Skip to contents

Get the quantile cuts (a.k.a. borders) from an xgb.DMatrix that has been quantized for the histogram method (tree_method = "hist").

These cuts are used in order to assign observations to bins - i.e. these are ordered boundaries which are used to determine assignment condition border_low < x < border_high. As such, the first and last bin will be outside of the range of the data, so as to include all of the observations there.

If a given column has 'n' bins, then there will be 'n+1' cuts / borders for that column, which will be output in sorted order from lowest to highest.

Different columns can have different numbers of bins according to their range.

Usage

xgb.get.DMatrix.qcut(dmat, output = c("list", "arrays"))

Arguments

dmat

An xgb.DMatrix object, as returned by xgb.DMatrix().

output

Output format for the quantile cuts. Possible options are:

  • "list"will return the output as a list with one entry per column, where each column will have a numeric vector with the cuts. The list will be named ifdmat` has column names assigned to it.
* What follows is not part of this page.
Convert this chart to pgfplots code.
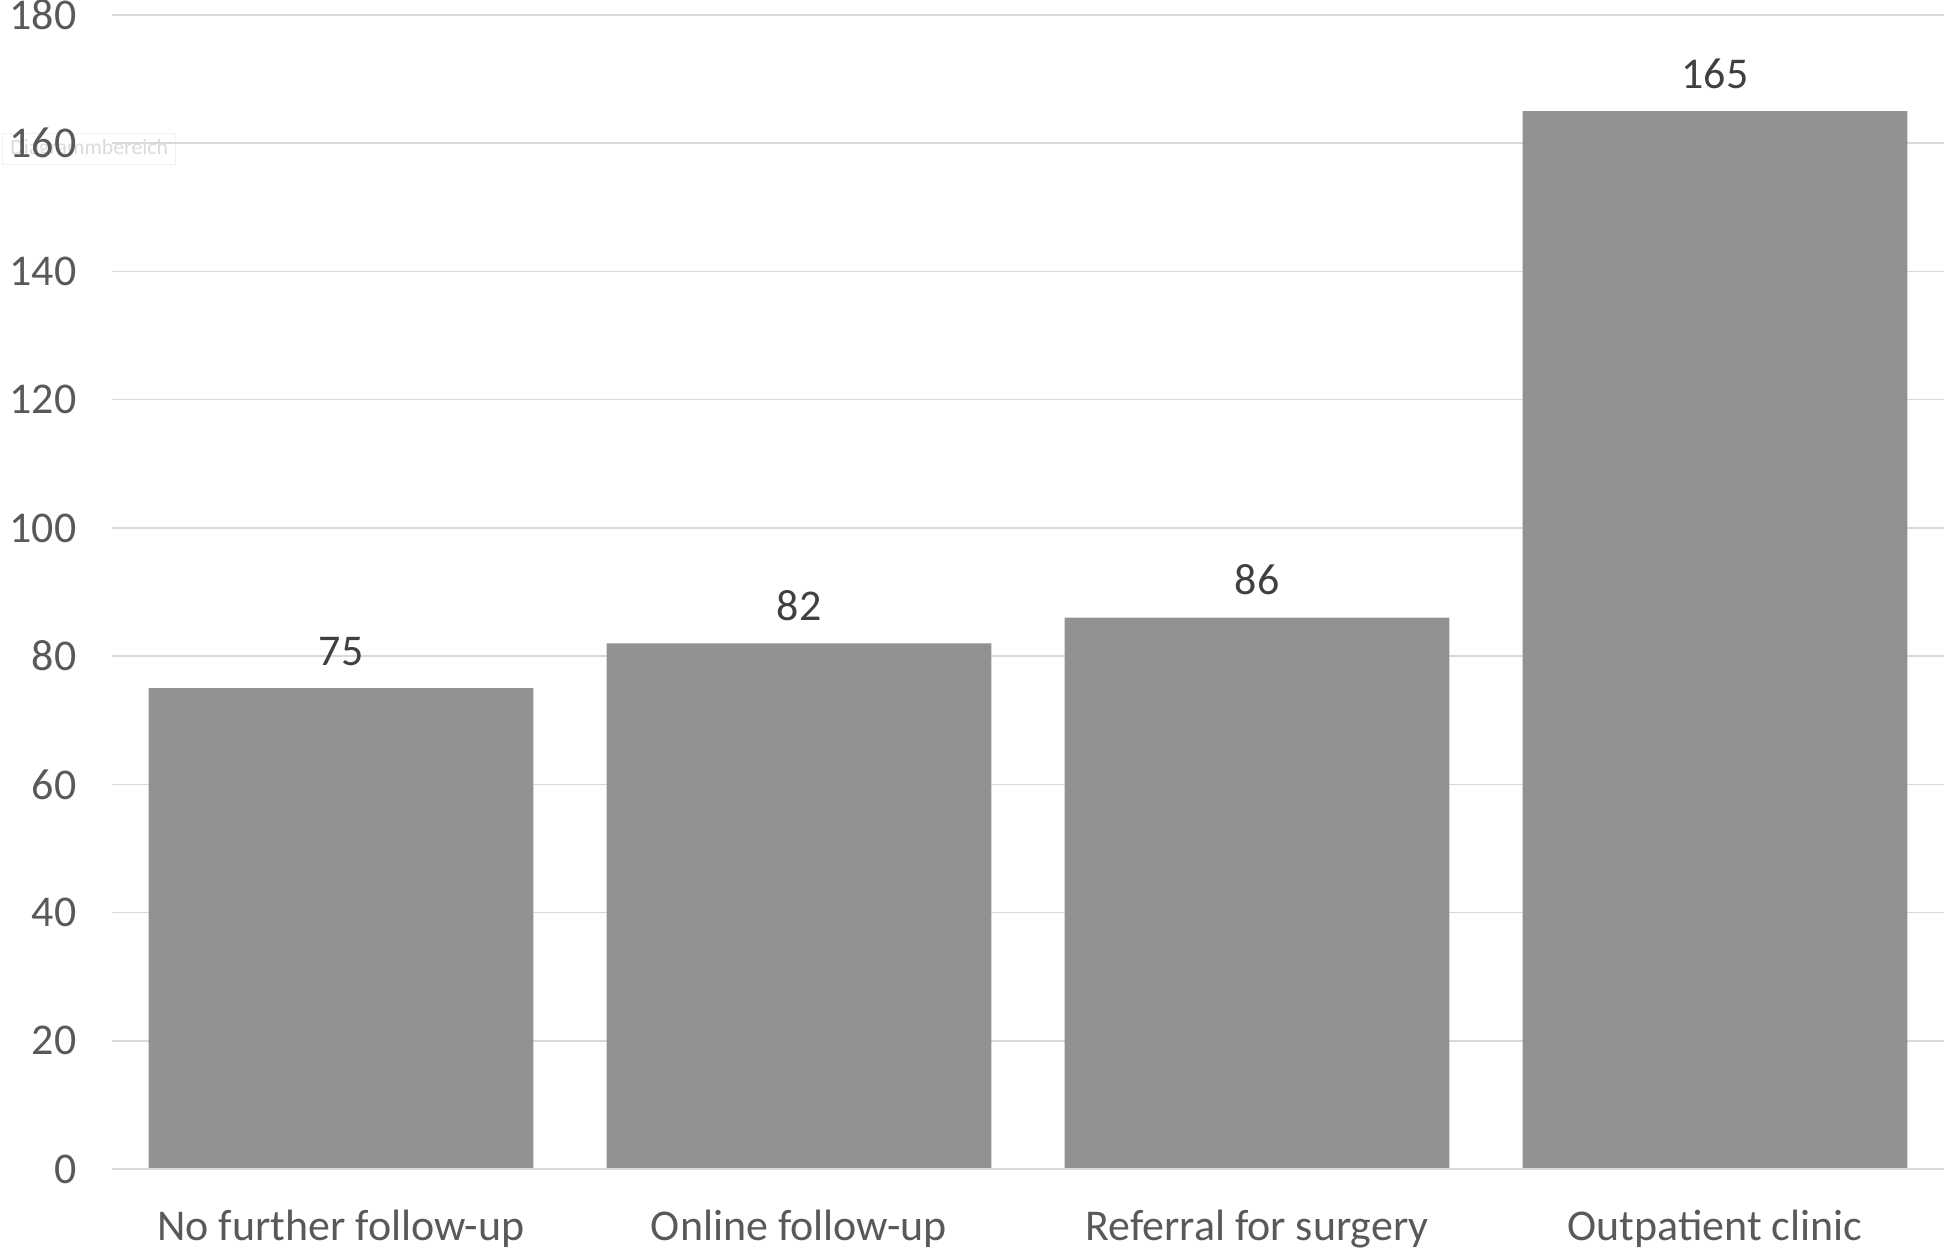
\documentclass[border=0pt]{standalone}
\usepackage{pgfplots}
\pgfplotsset{compat=1.18}
\usepackage{fontspec}
\setmainfont{Carlito}

\definecolor{gridgray}{RGB}{217,217,217}
\definecolor{bargray}{RGB}{146,146,146}
\definecolor{txtgray}{RGB}{89,89,89}
\definecolor{lblgray}{RGB}{64,64,64}

\begin{document}
\begin{tikzpicture}[x=1mm,y=1mm]
% faint Excel tooltip left in the screenshot
\node[draw=gray!12, text=gray!28, font=\fontsize{6.2}{7}\selectfont, anchor=south west,
      minimum width=17.3mm, minimum height=3.1mm, inner sep=0pt] at (-11.0,100.4) {Diagrammbereich};
\begin{axis}[
  at={(0,0)}, anchor=south west,
  scale only axis,
  width=183.2mm, height=115.4mm,
  xmin=-0.5, xmax=3.5,
  ymin=0, ymax=180,
  ytick={0,20,...,180},
  xtick=data,
  xticklabels={No further follow-up, Online follow-up, Referral for surgery, Outpatient clinic},
  axis line style={draw=none},
  axis x line*=bottom,
  axis y line*=left,
  major tick length=0pt,
  ymajorgrids,
  grid style={gridgray, line width=0.15mm},
  ybar, bar width=0.84, bar shift=0pt,
  tick label style={font=\fontsize{12.5}{14}\selectfont, text=txtgray, inner sep=0pt},
  /pgf/number format/assume math mode=true,
  yticklabel style={anchor=east, xshift=-3.5mm},
  xticklabel style={anchor=base, yshift=-7.1mm},
  nodes near coords,
  every node near coord/.append style={font=\fontsize{12.5}{14}\selectfont, text=lblgray, anchor=base, inner sep=0pt, yshift=2.3mm},
]
\addplot[fill=bargray, draw=none] coordinates {(0,75) (1,82) (2,86) (3,165)};
\draw[gridgray, line width=0.15mm] (rel axis cs:0,0) -- (rel axis cs:1,0);
\end{axis}
\pgfresetboundingbox
\path (-11.2,-8) rectangle (183.2,116.9);
\end{tikzpicture}
\end{document}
  • "arrays" will return a list with entries indptr (base-0 indexing) and data. Here, the cuts for column 'i' are obtained by slicing 'data' from entries indptr[i]+1 to indptr[i+1].

Value

The quantile cuts, in the format specified by parameter output.

Examples

data(mtcars)

y <- mtcars$mpg
x <- as.matrix(mtcars[, -1])
dm <- xgb.DMatrix(x, label = y, nthread = 1)

# DMatrix is not quantized right away, but will be once a hist model is generated
model <- xgb.train(
  data = dm,
  params = xgb.params(tree_method = "hist", max_bin = 8, nthread = 1),
  nrounds = 3
)

# Now can get the quantile cuts
xgb.get.DMatrix.qcut(dm)